What you will do. Locate every line that holds the string "this" and copy it.

Supplied data.

-- -- --

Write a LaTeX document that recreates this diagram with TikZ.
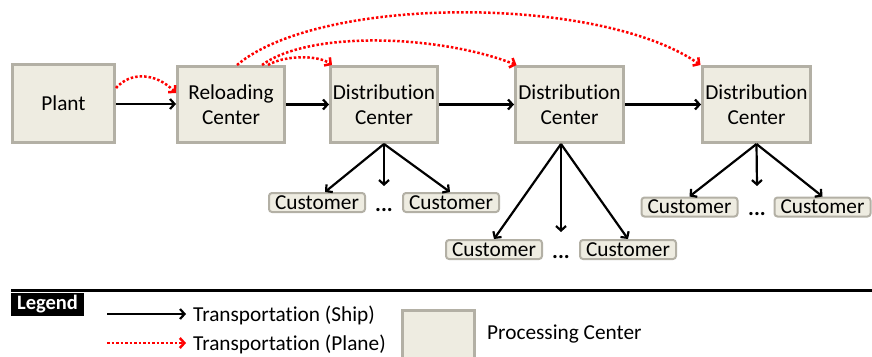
\documentclass[tikz,border=0pt]{standalone}
\usepackage{fontspec}
\setmainfont[Ligatures=NoCommon]{Carlito}
\usetikzlibrary{arrows.meta}
\definecolor{boxfill}{HTML}{EEECE1}
\definecolor{boxedge}{HTML}{B3B0A5}
\definecolor{planered}{HTML}{FF0000}
\tikzset{
  center/.style={draw=boxedge, fill=boxfill, line width=3pt, align=center,
    inner sep=0pt, font=\fontsize{21.3}{25}\selectfont},
  customer/.style={draw=boxedge, fill=boxfill, line width=2pt, rounded corners=3pt,
    minimum width=96pt, minimum height=19pt, inner sep=0pt,
    font=\fontsize{21.3}{24}\selectfont},
  dots/.style={anchor=base, inner sep=0pt, font=\fontsize{22}{24}\selectfont\bfseries},
  ship/.style={line width=2.2pt, -{Straight Barb[length=4.5pt,width=10pt]}},
  plane/.style={planered, line width=2.5pt, dash pattern=on 2.5pt off 2pt,
    -{Straight Barb[length=4.5pt,width=10pt]}},
  legtext/.style={anchor=west, inner sep=0pt, font=\fontsize{21.3}{24}\selectfont},
}
\begin{document}
\begin{tikzpicture}[x=1pt, y=-1pt]
\clip (0,0) rectangle (872,356);

% processing centers
\node[center, minimum width=102pt, minimum height=78pt] (plant) at (63.5,103.5) {Plant};
\node[center, minimum width=107pt, minimum height=76pt] (reload) at (231,104.5) {Reloading\\Center};
\node[center, minimum width=107pt, minimum height=76pt] (d1) at (384,104.5) {Distribution\\Center};
\node[center, minimum width=108pt, minimum height=76pt] (d2) at (569.5,104.5) {Distribution\\Center};
\node[center, minimum width=108pt, minimum height=76pt] (d3) at (756.5,104.5) {Distribution\\Center};

% customers
\node[customer] (c11) at (317,202.5) {Customer};
\node[customer] (c12) at (451,202.5) {Customer};
\node[dots] (k1) at (384,211) {...};
\node[customer] (c21) at (494,249.5) {Customer};
\node[customer] (c22) at (628,249.5) {Customer};
\node[dots] (k2) at (561,258) {...};
\node[customer] (c31) at (689.5,207) {Customer};
\node[customer] (c32) at (822.5,207) {Customer};
\node[dots] (k3) at (757,215) {...};

\coordinate (m1) at (384,186);
\coordinate (m2) at (561,232);
\coordinate (m3) at (757,186);

% ship links
\draw[ship] (plant.east |- 0,104) -- (reload.west |- 0,104);
\draw[ship] (reload.east) -- (d1.west);
\draw[ship] (d1.east) -- (d2.west);
\draw[ship] (d2.east) -- (d3.west);

% deliveries to customers
\draw[ship] (d1.south) -- ([xshift=8pt]c11.north);
\draw[ship] (d1.south) -- (m1);
\draw[ship] (d1.south) -- ([xshift=-1pt]c12.north);
\draw[ship] ([xshift=-8.5pt]d2.south) -- (c21.north);
\draw[ship] ([xshift=-8.5pt]d2.south) -- (m2);
\draw[ship] ([xshift=-8.5pt]d2.south) -- (c22.north);
\draw[ship] (d3.south) -- (c31.north);
\draw[ship] (d3.south) -- (m3);
\draw[ship] (d3.south) -- (c32.north);

% plane links
\draw[plane] ([yshift=15.5pt]plant.east) .. controls (130,72) and (155,72) .. ([yshift=11.5pt]reload.west);
\draw[plane] ([xshift=37pt]reload.north) .. controls (285,55) and (318,55) .. ([xshift=-52pt]d1.north);
\draw[plane] ([xshift=31pt]reload.north) .. controls (310,30) and (440,35) .. ([xshift=-53pt]d2.north);
\draw[plane] ([xshift=6pt]reload.north) .. controls (320,-5) and (600,-5) .. ([xshift=-56pt]d3.north);

% legend
\coordinate (ls) at (11,290);
\coordinate (le) at (872,290);
\draw[line width=3pt] (ls) -- (le);
\node[fill=black, text=white, font=\fontsize{20.5}{24}\selectfont\bfseries,
  minimum width=73pt, minimum height=23pt, inner sep=0pt] (leg) at (47.5,304.5) {Legend};

\coordinate (s0) at (107,314);
\coordinate (s1) at (186,314);
\draw[ship] (s0) -- (s1);
\node[legtext] (shiptext) at (193,315) {Transportation (Ship)};

\coordinate (p0) at (107,343);
\coordinate (p1) at (186,343);
\draw[plane] (p0) -- (p1);
\node[legtext] (planetext) at (193,344) {Transportation (Plane)};

\node[center, minimum width=72pt, minimum height=56pt, anchor=north west] (proc) at (400.5,308.5) {};
\node[legtext] (proctext) at (487,334) {Processing Center};
\end{tikzpicture}
\end{document}
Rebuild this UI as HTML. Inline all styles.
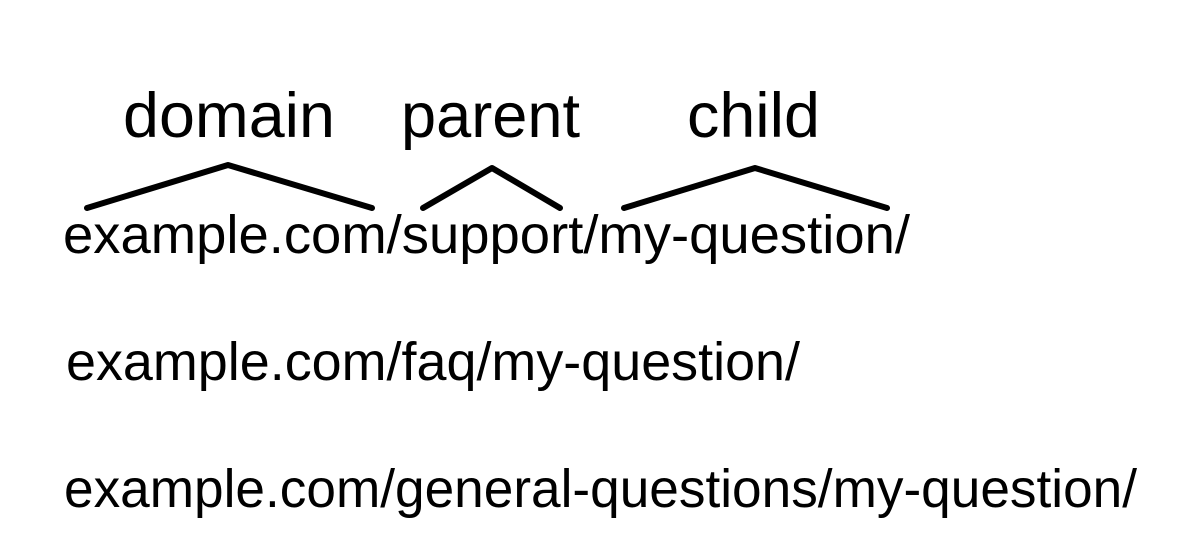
<!DOCTYPE html>
<html><head><meta charset="utf-8"><style>
html,body{margin:0;padding:0;background:#fff;}
body{width:1185px;height:555px;overflow:hidden;}
svg text{font-family:"Liberation Sans",Arial,sans-serif;fill:#000;}
</style></head><body>
<svg width="1185" height="555" viewBox="0 0 1185 555" xmlns="http://www.w3.org/2000/svg">
<text x="123" y="137" font-size="63" textLength="212" lengthAdjust="spacingAndGlyphs">domain</text>
<text x="401" y="137" font-size="63" textLength="179" lengthAdjust="spacingAndGlyphs">parent</text>
<text x="687" y="137" font-size="63" textLength="133" lengthAdjust="spacingAndGlyphs">child</text>
<g fill="none" stroke="#000" stroke-width="6" stroke-linecap="round" stroke-linejoin="round">
<polyline points="87,208 228,165 372,208"/>
<polyline points="423,208 492,168 560,208"/>
<polyline points="624,208 755,168 887,208"/>
</g>
<text x="63" y="253" font-size="54" textLength="847" lengthAdjust="spacingAndGlyphs">example.com/support/my-question/</text>
<text x="66" y="380" font-size="54" textLength="734" lengthAdjust="spacingAndGlyphs">example.com/faq/my-question/</text>
<text x="64" y="507" font-size="54" textLength="1073" lengthAdjust="spacingAndGlyphs">example.com/general-questions/my-question/</text>
</svg>
</body></html>
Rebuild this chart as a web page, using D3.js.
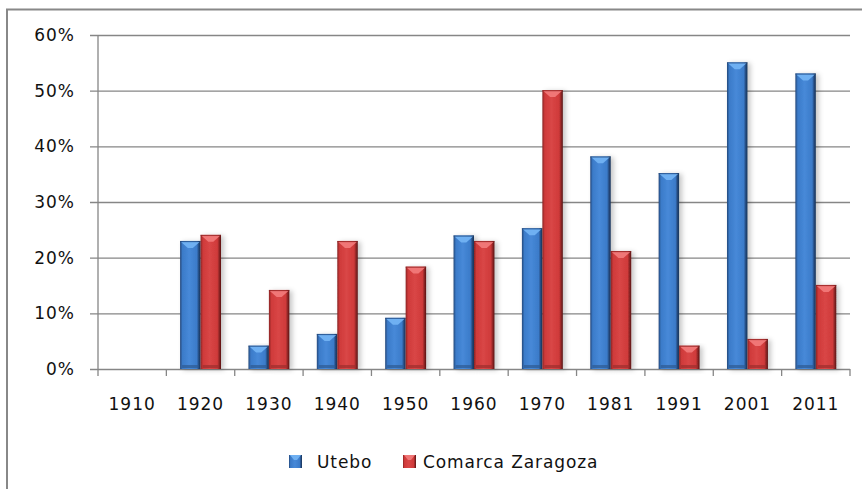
<!DOCTYPE html>
<html>
<head>
<meta charset="utf-8">
<script src="https://cdn.jsdelivr.net/npm/d3@7"></script>
<style>
  body { margin: 0; background: #fff; }
  text { font-family: "DejaVu Sans", sans-serif; fill: #111; }
</style>
</head>
<body>
<svg id="chart"></svg>
<script>
// data
const years = ["1910", "1920", "1930", "1940", "1950", "1960", "1970", "1981", "1991", "2001", "2011"];
const seriesNames = ["Utebo", "Comarca Zaragoza"];
const utebo = [0, 23, 4.2, 6.3, 9.2, 24, 25.3, 38.2, 35.2, 55.1, 53.1];
const comarca = [0, 24.1, 14.2, 23, 18.4, 23, 50.1, 21.2, 4.2, 5.4, 15.1];
const yTicks = [0, 10, 20, 30, 40, 50, 60];

const W = 862, H = 489;
const margin = {top: 35, right: 12, bottom: 120, left: 98};
const width = W - margin.left - margin.right;
const height = H - margin.top - margin.bottom;

const svg = d3.select("#chart").attr("width", W).attr("height", H);

// gradients / shadow
const defs = svg.append("defs");
const cols = {
    Utebo: {edge: "#23477a", mid: "#3b7bc9", light: "#4789d8", right: "#1a3559", cap: "#6fb0f2", bottom: "#2d5a92"},
    "Comarca Zaragoza": {edge: "#8a2424", mid: "#cf3a3a", light: "#d94646", right: "#581313", cap: "#f07676", bottom: "#9c2e2e"}
};
seriesNames.forEach((s, i) => {
    const c = cols[s];
    const g = defs.append("linearGradient").attr("id", "grad" + i).attr("x1", 0).attr("x2", 1).attr("y1", 0).attr("y2", 0);
    g.append("stop").attr("offset", "0%").attr("stop-color", c.edge);
    g.append("stop").attr("offset", "12%").attr("stop-color", c.mid);
    g.append("stop").attr("offset", "45%").attr("stop-color", c.light);
    g.append("stop").attr("offset", "82%").attr("stop-color", c.mid);
    g.append("stop").attr("offset", "92%").attr("stop-color", c.edge);
    g.append("stop").attr("offset", "100%").attr("stop-color", c.right);
});
const shadow = defs.append("filter").attr("id", "shadow").attr("x", "-30%").attr("y", "-10%").attr("width", "170%").attr("height", "130%");
shadow.append("feDropShadow").attr("dx", 3).attr("dy", 1).attr("stdDeviation", 2.5)
    .attr("flood-color", "#000").attr("flood-opacity", 0.22);

// frame (only top and left visible)
svg.append("path")
    .attr("d", `M7,${H} V9.5 H${W}`)
    .attr("fill", "none").attr("stroke", "#888").attr("stroke-width", 2);

const chart = svg.append("g").attr("transform", `translate(${margin.left},${margin.top})`);

// scales
const xScale = d3.scaleBand().domain(years).range([0, width]).padding(0);
const xSub = d3.scaleBand().domain(seriesNames).range([0, xScale.bandwidth()])
    .paddingInner(0).paddingOuter(0.67);
const yScale = d3.scaleLinear().domain([0, 60]).range([height, 0]);

// gridlines + y labels
const yAxis = d3.axisLeft(yScale).tickValues(yTicks).tickFormat(d => d + "%")
    .tickSize(-width - 8).tickPadding(14);
chart.append("g").attr("transform", "translate(-8,0)").call(yAxis)
    .call(g => g.select(".domain").remove())
    .call(g => g.selectAll(".tick line").attr("stroke", "#868686").attr("stroke-width", 1.3)
        .attr("x1", 0).attr("x2", width + 8))
    .call(g => g.selectAll(".tick text").attr("x", -15).style("font-size", "17px")
        .style("letter-spacing", "1px").attr("fill", "#111"));

// y axis line
chart.append("line").attr("x1", 0).attr("x2", 0).attr("y1", 0).attr("y2", height)
    .attr("stroke", "#868686").attr("stroke-width", 1.3);

// x axis
const xAxisScale = d3.scaleLinear().domain([0, years.length]).range([0, width]);
const xTickG = chart.append("g").attr("transform", `translate(0,${height})`);
xTickG.selectAll("line").data(d3.range(years.length + 1)).join("line")
    .attr("x1", d => xAxisScale(d)).attr("x2", d => xAxisScale(d))
    .attr("y1", 0).attr("y2", 7)
    .attr("stroke", "#868686").attr("stroke-width", 1.3);
xTickG.selectAll("text").data(years).join("text")
    .attr("x", d => xScale(d) + xScale.bandwidth() / 2)
    .attr("y", 41)
    .attr("text-anchor", "middle")
    .style("font-size", "17px").style("letter-spacing", "1px")
    .text(d => d);

// bars
const rows = years.map((y, i) => ({year: y, values: [utebo[i], comarca[i]]}));
const groups = chart.selectAll(".grp").data(rows).join("g").attr("class", "grp")
    .attr("transform", d => `translate(${xScale(d.year)},0)`);

groups.each(function(d) {
    const g = d3.select(this);
    d.values.forEach((v, i) => {
        if (v <= 0) return;
        const s = seriesNames[i];
        const c = cols[s];
        const x = xSub(s), bw = xSub.bandwidth();
        const yTop = yScale(v), h = height - yTop;
        const bar = g.append("g").attr("class", "bar");
        bar.append("rect").attr("x", x).attr("y", yTop).attr("width", bw).attr("height", h)
            .attr("fill", `url(#grad${i})`).attr("filter", "url(#shadow)");
        // top bevel
        const cap = Math.min(7, h / 2);
        bar.append("path")
            .attr("d", `M${x + 1},${yTop + 1} H${x + bw - 1} L${x + bw / 2 + 2.5},${yTop + cap} H${x + bw / 2 - 2.5} Z`)
            .attr("fill", c.cap);
        bar.append("rect").attr("x", x).attr("y", yTop).attr("width", bw).attr("height", 1.2)
            .attr("fill", c.edge).attr("opacity", 0.6);
        // bottom band
        bar.append("rect").attr("x", x + 2).attr("y", height - 4).attr("width", bw - 4).attr("height", 3)
            .attr("fill", c.bottom).attr("opacity", 0.7);
    });
});

// legend
const legend = svg.append("g").attr("transform", "translate(0,462)");
const legendItems = [
    {name: seriesNames[0], x: 289, idx: 0},
    {name: seriesNames[1], x: 403, idx: 1}
];
legendItems.forEach(it => {
    legend.append("rect").attr("x", it.x).attr("y", -7).attr("width", 13).attr("height", 13)
        .attr("fill", `url(#grad${it.idx})`);
    legend.append("path")
        .attr("d", `M${it.x + 1},-7 H${it.x + 12} L${it.x + 8},-2 H${it.x + 5} Z`)
        .attr("fill", cols[it.name].cap);
    legend.append("text").attr("x", it.x + (it.idx === 0 ? 28 : 20)).attr("y", 6)
        .style("font-size", "17px").style("letter-spacing", "0.9px")
        .text(it.name);
});
</script>
</body>
</html>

-- -- --

Full output.
Write a LaTeX document that recreates this diagram with TikZ.
Rebuild this UI as HTML. Inline all styles.
Rebuild this chart as a web page, using D3.js.
    const g = d3.select(this);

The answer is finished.